In this 10-week course, I co-designed a new mobile-first web app to allow Berkeley instructors & their proxies to publish custom content to the online academic guide, in order to inspire students to enroll. The project was created for an actual client, the UC Berkeley Associate Registrar, who I kept in touch with for feedback as designs progressed. After three introductory weeks, my work began with goal-based user definition, problem and vision statements, design goals, context scenarios, and task flows. Though I entered the course having created simple context scenarios and task flows, I gained a firmer grasp of how to make these much more useful deliverables, serving to maintain a steady connection to the user goals throughout ideation. With a partner, we pushed two core task flows forward into wireframes:
- The professor creates a profile to attract interested students.
- The professor creates a class page and notifies the proxy to further stylize and add to it.
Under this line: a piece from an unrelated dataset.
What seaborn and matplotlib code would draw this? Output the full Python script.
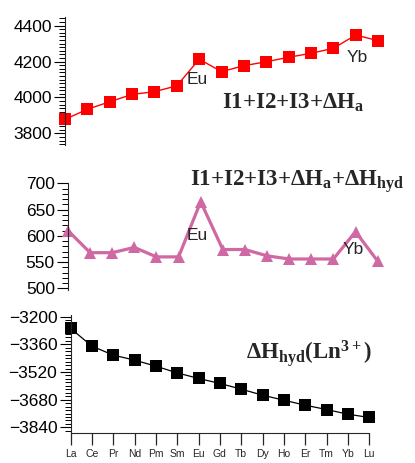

Next, we created a visual design guideline (based on Berkeley’s brand) and built out our high-fidelity prototype. Using the user testing plan I created, my partner tested our prototype with past professors he recruited, uncovering a key finding that improved navigation. At the end, our final presentation to the client included the persona, context scenario, task flows, high-fidelity annotated wires, user testing report, and prototype. Reception was warm and quite positive from the client, and the panel of industry professionals confirmed that the designs impressed upon them a strong execution of design principles, remarking also that our visual design was a standout success. If I were to take the project forward, I might try to flex and bend the visual design a bit more, striving to deliver a little more delight that the mobile context makes possible.